• **Given task**
Examine each line of the data. Copy those that contain the string "this".

============================================================

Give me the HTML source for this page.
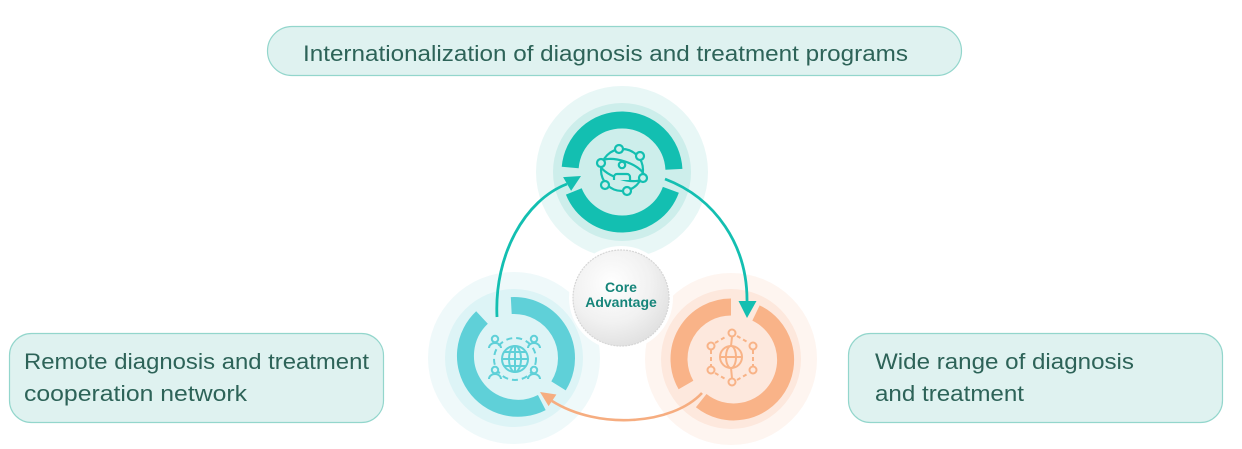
<!DOCTYPE html>
<html>
<head>
<meta charset="utf-8">
<style>
html,body{margin:0;padding:0;background:#fff;}
svg{display:block;}
</style>
</head>
<body>
<svg width="1242" height="449" viewBox="0 0 1242 449" xmlns="http://www.w3.org/2000/svg">
<defs>
<radialGradient id="core" cx="0.4" cy="0.35" r="0.75">
<stop offset="0" stop-color="#ffffff"/>
<stop offset="0.55" stop-color="#f1f1f1"/>
<stop offset="1" stop-color="#dcdcdc"/>
</radialGradient>
</defs>
<rect width="1242" height="449" fill="#fff"/>

<!-- text boxes -->
<rect x="267.5" y="26.5" width="694" height="49" rx="24.5" fill="#dff2f0" stroke="#93d6cc" stroke-width="1.2"/>
<rect x="9.5" y="333.5" width="374" height="89" rx="22" fill="#dff2f0" stroke="#93d6cc" stroke-width="1.2"/>
<rect x="848.5" y="333.5" width="374" height="89" rx="22" fill="#dff2f0" stroke="#93d6cc" stroke-width="1.2"/>

<g font-family="'Liberation Sans', sans-serif" font-size="22" fill="#2d6358">
<text x="303" y="61" textLength="605" lengthAdjust="spacingAndGlyphs">Internationalization of diagnosis and treatment programs</text>
<text x="24" y="369" textLength="345" lengthAdjust="spacingAndGlyphs">Remote diagnosis and treatment</text>
<text x="24" y="401" textLength="223" lengthAdjust="spacingAndGlyphs">cooperation network</text>
<text x="875" y="369" textLength="259" lengthAdjust="spacingAndGlyphs">Wide range of diagnosis</text>
<text x="875" y="401" textLength="149" lengthAdjust="spacingAndGlyphs">and treatment</text>
</g>

<!-- halos -->
<circle cx="622" cy="172" r="86" fill="#e8f7f6"/>
<circle cx="622" cy="172" r="69" fill="#cdeeeb"/>
<circle cx="514" cy="358" r="86" fill="#eff9fa"/>
<circle cx="514" cy="358" r="69" fill="#ddf4f6"/>
<circle cx="731" cy="359" r="86" fill="#fef5f0"/>
<circle cx="731" cy="359" r="70" fill="#fde8dd"/>

<!-- core -->
<circle cx="621" cy="298" r="52" fill="#ffffff"/>
<circle cx="621" cy="298" r="48" fill="url(#core)" stroke="#d6d6d6" stroke-width="1.2" stroke-dasharray="2 1"/>
<g font-family="'Liberation Sans', sans-serif" font-size="14" font-weight="bold" fill="#16857a" text-anchor="middle">
<text x="621" y="292">Core</text>
<text x="621" y="307">Advantage</text>
</g>

<!-- rings -->
<g fill="none" stroke-width="17">
<path d="M670.86,189.78 A52,52 0 0 1 573.79,191.48" stroke="#13bfb1"/>
<path d="M570.20,167.47 A52,52 0 0 1 673.93,169.28" stroke="#13bfb1"/>
<path d="M541.82,402.52 A52.5,52.5 0 0 1 482.0,317.5" stroke="#5fd0d8"/>
<path d="M511.25,305.57 A52.5,52.5 0 0 1 558.52,385.82" stroke="#5fd0d8"/>
<path d="M756.0,313.0 A52,52 0 1 1 701.2,400.6" stroke="#f9b388"/>
<path d="M685.97,385 A52,52 0 0 1 731,307" stroke="#f9b388"/>
</g>

<!-- top icon -->
<g fill="none" stroke="#13bfb1" stroke-width="2.2">
<circle cx="622" cy="170" r="21"/>
<ellipse cx="622" cy="170" rx="23" ry="9" transform="rotate(18 622 170)"/>
<circle cx="622" cy="165" r="3.2" fill="#cdeeeb"/>
<path d="M614,180 v-3 a3,3 0 0 1 3,-3 h10 a3,3 0 0 1 3,3 v3" fill="#cdeeeb"/>
</g>
<g fill="#cdeeeb" stroke="#13bfb1" stroke-width="2.2">
<circle cx="619" cy="149" r="4"/>
<circle cx="640" cy="156" r="4"/>
<circle cx="601" cy="163" r="4"/>
<circle cx="643" cy="178" r="4"/>
<circle cx="605" cy="185" r="4"/>
<circle cx="627" cy="191" r="4"/>
</g>

<!-- left icon -->
<g fill="none" stroke="#5fd0d8" stroke-width="2">
<circle cx="515" cy="359" r="13"/>
<ellipse cx="515" cy="359" rx="6" ry="13"/>
<line x1="502" y1="359" x2="528" y2="359"/>
<line x1="515" y1="346" x2="515" y2="372"/>
<line x1="504" y1="352" x2="526" y2="352"/>
<line x1="504" y1="366" x2="526" y2="366"/>
<circle cx="515" cy="359" r="21" stroke-dasharray="6 4"/>
<circle cx="495" cy="339" r="3.2" fill="#ddf4f6"/>
<path d="M489,348 a6,5 0 0 1 12,0"/>
<circle cx="534" cy="339" r="3.2" fill="#ddf4f6"/>
<path d="M528,348 a6,5 0 0 1 12,0"/>
<circle cx="495" cy="370" r="3.2" fill="#ddf4f6"/>
<path d="M489,379 a6,5 0 0 1 12,0"/>
<circle cx="534" cy="370" r="3.2" fill="#ddf4f6"/>
<path d="M528,379 a6,5 0 0 1 12,0"/>
</g>

<!-- right icon -->
<g fill="none" stroke="#f8b387" stroke-width="2">
<circle cx="731" cy="357" r="11"/>
<ellipse cx="731" cy="357" rx="5" ry="11"/>
<line x1="720" y1="357" x2="742" y2="357"/>
<line x1="732" y1="337" x2="731" y2="346"/>
<line x1="732" y1="378" x2="731" y2="368"/>
<line x1="715" y1="343" x2="727" y2="336" stroke-dasharray="4 3"/>
<line x1="737" y1="336" x2="749" y2="343" stroke-dasharray="4 3"/>
<line x1="711" y1="350" x2="711" y2="366" stroke-dasharray="4 3"/>
<line x1="753" y1="350" x2="753" y2="366" stroke-dasharray="4 3"/>
<line x1="715" y1="373" x2="727" y2="380" stroke-dasharray="4 3"/>
<line x1="737" y1="380" x2="749" y2="373" stroke-dasharray="4 3"/>
</g>
<g fill="#fde8dd" stroke="#f8b387" stroke-width="2">
<circle cx="732" cy="333" r="3.5"/>
<circle cx="711" cy="346" r="3.5"/>
<circle cx="753" cy="346" r="3.5"/>
<circle cx="711" cy="370" r="3.5"/>
<circle cx="753" cy="370" r="3.5"/>
<circle cx="732" cy="382" r="3.5"/>
</g>

<!-- arrows -->
<path d="M497,317 C494,255 525,200 567,184" fill="none" stroke="#13bfb1" stroke-width="2.8"/>
<polygon points="581,176 563.1,177.1 571.1,190.9" fill="#13bfb1"/>
<path d="M665,179 C715,198 748,245 747,303" fill="none" stroke="#13bfb1" stroke-width="2.8"/>
<polygon points="747,318 738.5,301 756.5,301" fill="#13bfb1"/>
<path d="M702,393 C672,425 598,430 552,401" fill="none" stroke="#f6ad80" stroke-width="2.6"/>
<polygon points="540,392 556.4,394.5 548.6,406.1" fill="#f6ad80"/>
</svg>
</body>
</html>
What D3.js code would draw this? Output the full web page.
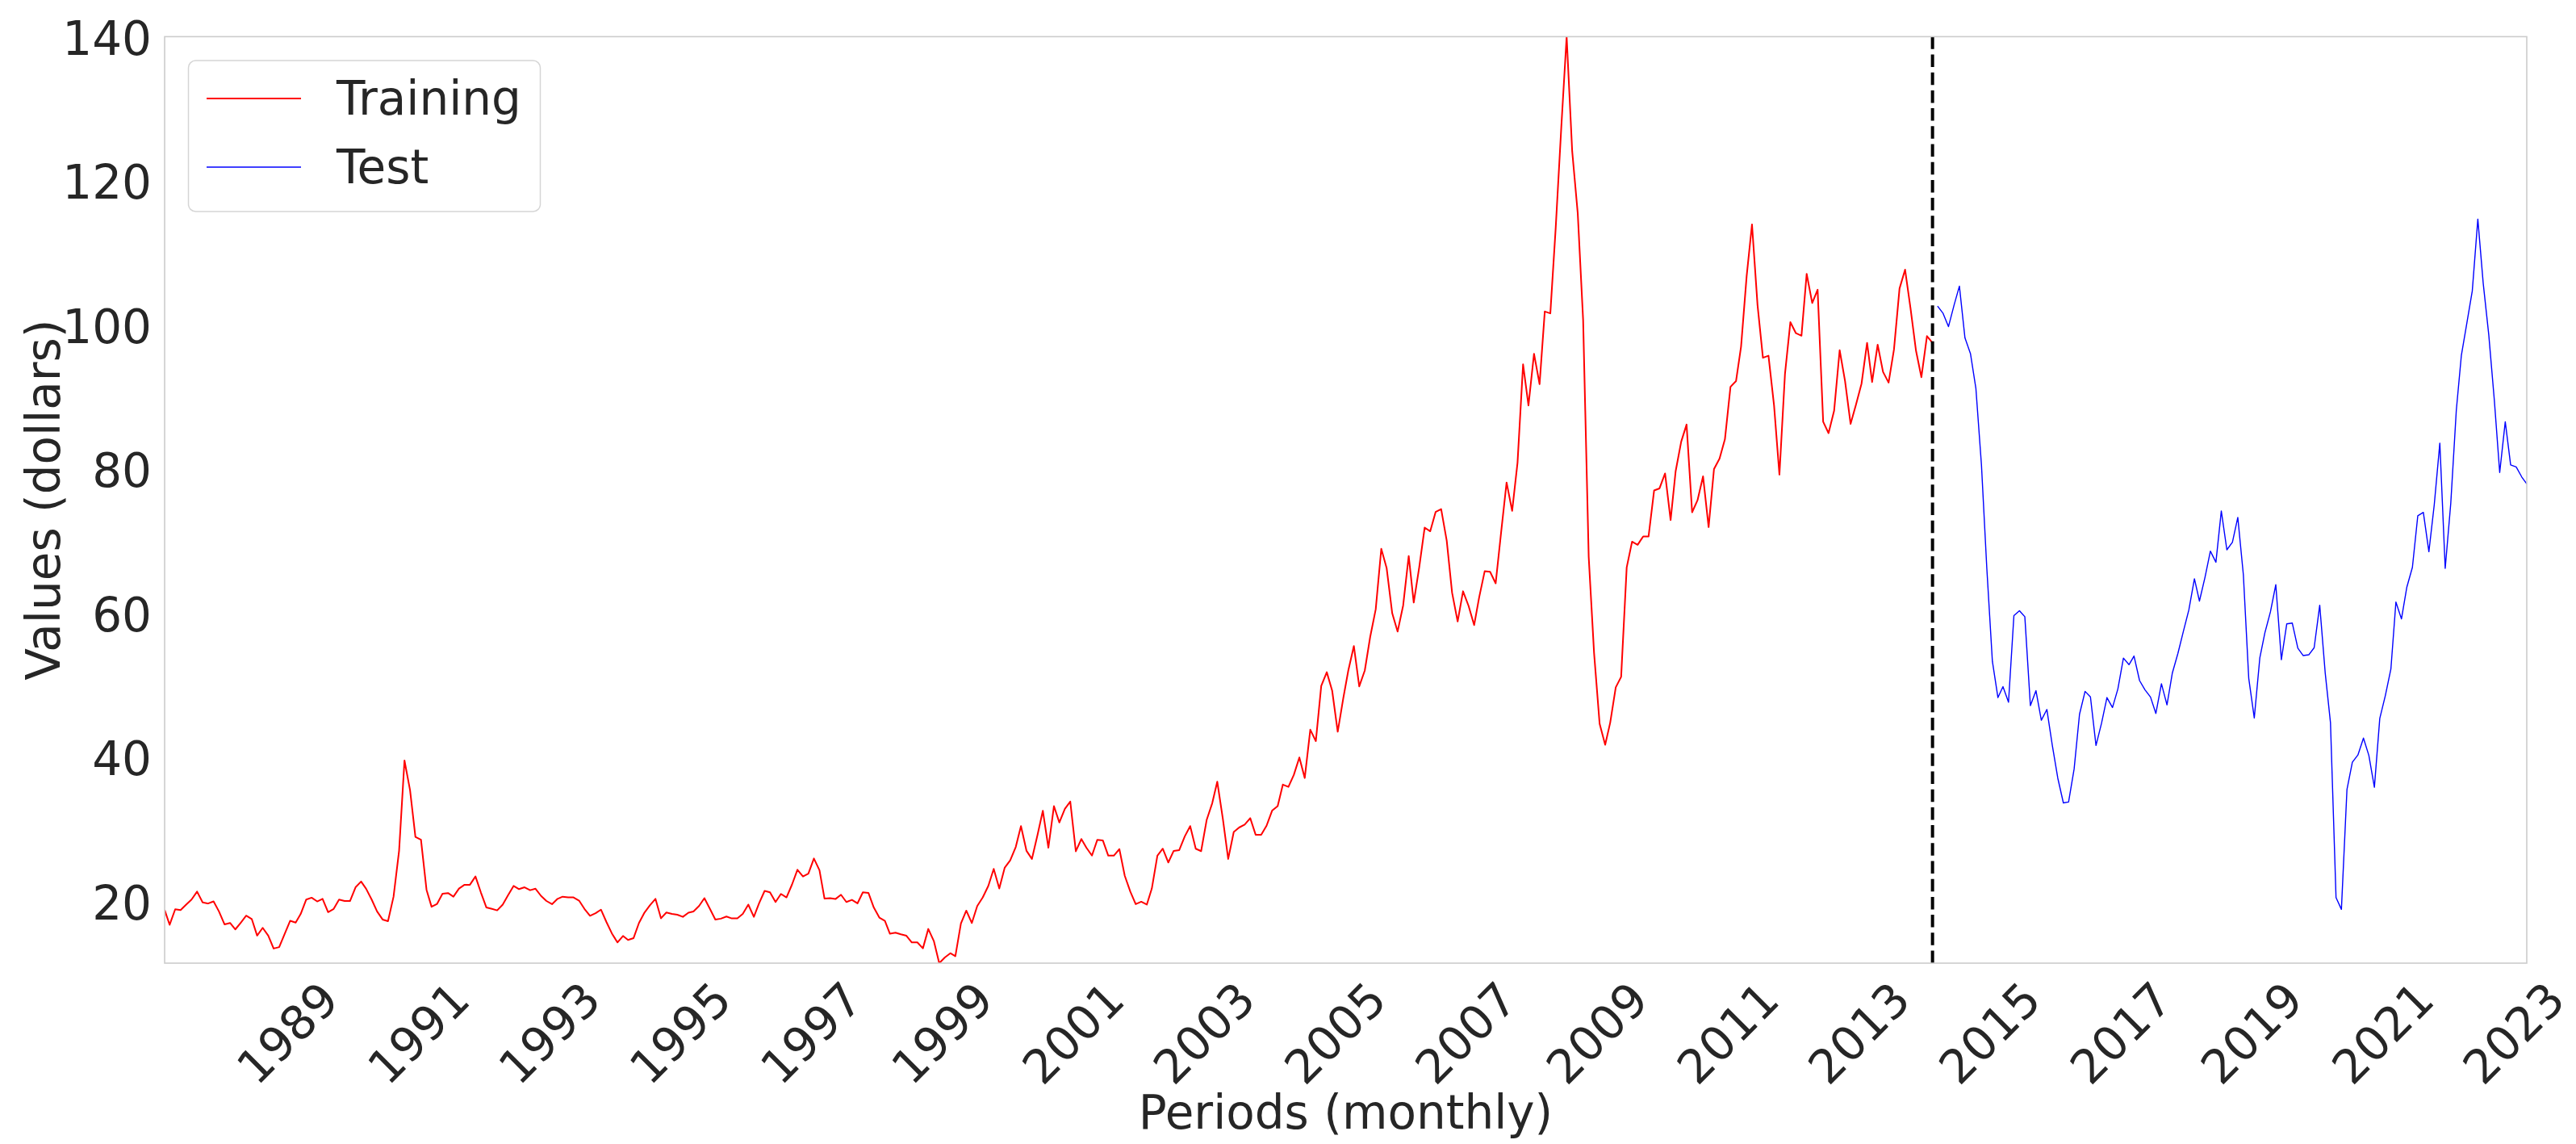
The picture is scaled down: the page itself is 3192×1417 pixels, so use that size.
<!DOCTYPE html>
<html>
<head>
<meta charset="utf-8">
<script src="https://cdn.jsdelivr.net/npm/d3@7"></script>
<style>
  html, body { margin: 0; padding: 0; background: #ffffff; }
  svg { display: block; }
</style>
</head>
<body>
<svg id="chart" width="3192" height="1417"></svg>
<script>
// ---- data (monthly closing values, dollars) ----
const startMonth = "1987-01";            // first month of the series
const seriesNames = ["Training", "Test"];
const seriesColors = ["#ff0000", "#0000ff"];

const trainingValues = [
  18.75,16.7,18.85,18.75,19.5,20.2,21.3,19.8,19.65,19.95,18.56,16.76,
  16.95,16.05,17.0,17.96,17.5,15.2,16.27,15.2,13.4,13.6,15.4,17.25,
  17.0,18.2,20.2,20.46,19.94,20.3,18.45,18.9,20.2,20.0,20.0,21.9,
  22.7,21.7,20.2,18.56,17.43,17.2,20.6,27.0,39.5,35.4,28.9,28.5,
  21.55,19.2,19.6,21.0,21.1,20.6,21.73,22.25,22.25,23.4,21.2,19.1,
  18.9,18.7,19.5,20.8,22.1,21.65,21.9,21.5,21.7,20.7,20.0,19.56,
  20.3,20.6,20.5,20.5,20.05,18.9,17.95,18.3,18.8,17.06,15.5,14.25,
  15.15,14.6,14.85,16.95,18.4,19.4,20.3,17.6,18.4,18.2,18.1,17.8,
  18.37,18.55,19.3,20.4,18.9,17.43,17.55,17.84,17.58,17.6,18.2,19.5,
  17.8,19.67,21.4,21.2,19.86,20.98,20.5,22.3,24.34,23.4,23.8,25.9,
  24.27,20.34,20.4,20.27,20.87,19.86,20.16,19.67,21.2,21.13,19.1,17.7,
  17.24,15.45,15.6,15.37,15.18,14.25,14.25,13.43,16.12,14.44,11.37,12.16,
  12.75,12.34,16.87,18.66,16.94,19.3,20.5,22.1,24.45,21.73,24.6,25.65,
  27.5,30.4,26.96,25.84,29.13,32.53,27.4,33.17,30.9,32.8,33.8,26.9,
  28.6,27.4,26.3,28.5,28.4,26.3,26.3,27.2,23.5,21.3,19.56,19.9,
  19.5,21.73,26.3,27.26,25.35,26.96,27.07,28.98,30.4,27.26,26.92,31.26,
  33.58,36.57,31.45,25.84,29.58,30.2,30.6,31.5,29.2,29.2,30.45,32.55,
  33.17,36.16,35.85,37.5,39.92,37.08,43.78,42.2,49.85,51.76,49.2,43.5,
  48.15,52.0,55.4,49.8,52.0,56.65,60.5,68.9,66.2,59.95,57.4,61.03,
  67.9,61.44,66.4,71.84,71.33,74.0,74.4,70.04,62.8,58.8,63.0,60.97,
  58.3,62.16,65.8,65.7,64.1,71.07,78.1,74.16,80.85,94.5,88.8,95.98,
  91.75,101.84,101.58,113.46,127.35,140.0,124.08,115.46,100.64,67.81,54.43,44.6,
  41.68,44.76,49.66,51.12,66.31,69.89,69.45,70.61,70.61,77.0,77.28,79.36,
  72.89,79.66,83.76,86.15,73.97,75.63,78.95,71.92,79.97,81.43,84.11,91.38,
  92.19,96.97,106.72,113.93,102.7,95.42,95.7,88.81,79.2,93.19,100.36,98.83,
  98.48,107.07,103.02,104.87,86.53,84.96,88.06,96.47,92.19,86.24,88.91,91.82,
  97.49,92.05,97.23,93.46,91.97,96.56,105.03,107.65,102.33,96.38,92.72,98.42,
  97.49
];

const testValues = [
  102.59,101.58,99.74,102.71,105.37,98.17,95.96,91.16,80.54,66.15,53.27,
  48.24,49.76,47.6,59.63,60.3,59.47,47.12,49.2,45.09,46.59,41.65,37.04,
  33.62,33.75,38.34,45.92,49.1,48.33,41.6,44.7,48.24,46.86,49.44,53.72,
  52.81,54.01,50.6,49.33,48.32,46.04,50.17,47.23,51.67,54.38,57.4,60.42,
  64.73,61.64,64.94,68.57,67.04,74.15,68.76,69.8,73.25,65.31,50.93,45.41,
  53.79,57.22,60.14,63.91,53.5,58.47,58.58,55.1,54.07,54.18,55.17,61.06,
  51.56,44.76,20.48,18.84,35.49,39.27,40.27,42.61,40.22,35.79,45.34,48.52,
  52.2,61.5,59.16,63.58,66.32,73.47,73.95,68.5,75.03,83.57,66.18,75.21,
  88.15,95.72,100.28,104.69,114.67,105.76,98.62,89.55,79.49,86.53,80.55,80.26,
  78.87,77.9
];

const yTicks = [20, 40, 60, 80, 100, 120, 140];
const xTickYears = [1989,1991,1993,1995,1997,1999,2001,2003,2005,2007,2009,2011,2013,2015,2017,2019,2021,2023];
const xTitle = "Periods (monthly)";
const yTitle = "Values (dollars)";

// ---- build dated points (month-end dates) ----
const start = d3.utcParse("%Y-%m")(startMonth);
const monthEnd = i => d3.utcDay.offset(d3.utcMonth.offset(start, i + 1), -1);
const trainData = trainingValues.map((v, i) => ({ date: monthEnd(i), value: v }));
const testData = testValues.map((v, i) => ({ date: monthEnd(trainingValues.length + i), value: v }));
const allData = trainData.concat(testData);

// ---- layout ----
const W = 3192, H = 1417;
const plot = { left: 204, right: 3131, top: 45.4, bottom: 1193 };
const FONT = "'DejaVu Sans', 'Liberation Sans', sans-serif";
const FS = 58;
const TXT = "#262626";

const svg = d3.select("#chart");

const x = d3.scaleUtc()
  .domain(d3.extent(allData, d => d.date))
  .range([plot.left, plot.right]);
const y = d3.scaleLinear()
  .domain(d3.extent(allData, d => d.value))
  .range([plot.bottom, plot.top]);

svg.append("rect").attr("width", W).attr("height", H).attr("fill", "#ffffff");

svg.append("defs").append("clipPath").attr("id", "plotclip")
  .append("rect")
  .attr("x", plot.left).attr("y", plot.top)
  .attr("width", plot.right - plot.left).attr("height", plot.bottom - plot.top);

const line = d3.line().x(d => x(d.date)).y(d => y(d.value));

const lines = svg.append("g").attr("clip-path", "url(#plotclip)");
lines.append("path").datum(trainData)
  .attr("d", line).attr("fill", "none")
  .attr("stroke", seriesColors[0]).attr("stroke-width", 2)
  .attr("stroke-linejoin", "round");
lines.append("path").datum(testData)
  .attr("d", line).attr("fill", "none")
  .attr("stroke", seriesColors[1]).attr("stroke-width", 1.4)
  .attr("stroke-linejoin", "round");

// split marker
const splitX = x(trainData[trainData.length - 1].date);
svg.append("line")
  .attr("x1", splitX).attr("x2", splitX)
  .attr("y1", plot.bottom).attr("y2", plot.top)
  .attr("stroke", "#000000").attr("stroke-width", 4)
  .attr("stroke-dasharray", "15.5 6.7");

// frame
svg.append("rect")
  .attr("x", plot.left).attr("y", plot.top)
  .attr("width", plot.right - plot.left).attr("height", plot.bottom - plot.top)
  .attr("fill", "none").attr("stroke", "#cccccc").attr("stroke-width", 1.6);

// y axis
const yAxis = svg.append("g")
  .attr("transform", `translate(${plot.left},0)`)
  .call(d3.axisLeft(y).tickValues(yTicks).tickSize(0).tickPadding(16).tickFormat(d3.format("d")));
yAxis.select(".domain").remove();
yAxis.selectAll("text")
  .attr("font-family", FONT).attr("font-size", FS).attr("fill", TXT)
  .attr("dy", "0.38em");

// x axis
const xTickDates = xTickYears.map(yr => new Date(Date.UTC(yr, 0, 1)));
const xAxis = svg.append("g")
  .attr("transform", `translate(0,${plot.bottom})`)
  .call(d3.axisBottom(x).tickValues(xTickDates).tickSize(0).tickFormat(d3.utcFormat("%Y")));
xAxis.select(".domain").remove();
xAxis.selectAll("text")
  .attr("font-family", FONT).attr("font-size", FS).attr("fill", TXT)
  .attr("y", 0).attr("dy", "0.365em")
  .attr("text-anchor", "middle")
  .attr("transform", `translate(-4.5, ${1279 - plot.bottom}) rotate(-45)`);

// axis titles
svg.append("text")
  .attr("x", (plot.left + plot.right) / 2).attr("y", 1398)
  .attr("text-anchor", "middle")
  .attr("font-family", FONT).attr("font-size", FS).attr("fill", TXT)
  .text(xTitle);
svg.append("text")
  .attr("transform", `translate(74, ${(plot.top + plot.bottom) / 2}) rotate(-90)`)
  .attr("text-anchor", "middle")
  .attr("font-family", FONT).attr("font-size", FS).attr("fill", TXT)
  .text(yTitle);

// legend
const lg = svg.append("g");
lg.append("rect")
  .attr("x", 233.5).attr("y", 75).attr("width", 436).attr("height", 187)
  .attr("rx", 9).attr("ry", 9)
  .attr("fill", "#ffffff").attr("fill-opacity", 0.8)
  .attr("stroke", "#d5d5d5").attr("stroke-width", 1.5);
const legendRows = [
  { name: seriesNames[0], color: seriesColors[0], w: 2, y: 122 },
  { name: seriesNames[1], color: seriesColors[1], w: 1.4, y: 207 }
];
legendRows.forEach(r => {
  lg.append("line")
    .attr("x1", 256).attr("x2", 373).attr("y1", r.y).attr("y2", r.y)
    .attr("stroke", r.color).attr("stroke-width", r.w);
  lg.append("text")
    .attr("x", 417).attr("y", r.y + 20)
    .attr("font-family", FONT).attr("font-size", FS).attr("fill", TXT)
    .text(r.name);
});
</script>
</body>
</html>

============================================================

• **In response**
Give me the HTML source for this page.
What D3.js code would draw this? Output the full web page.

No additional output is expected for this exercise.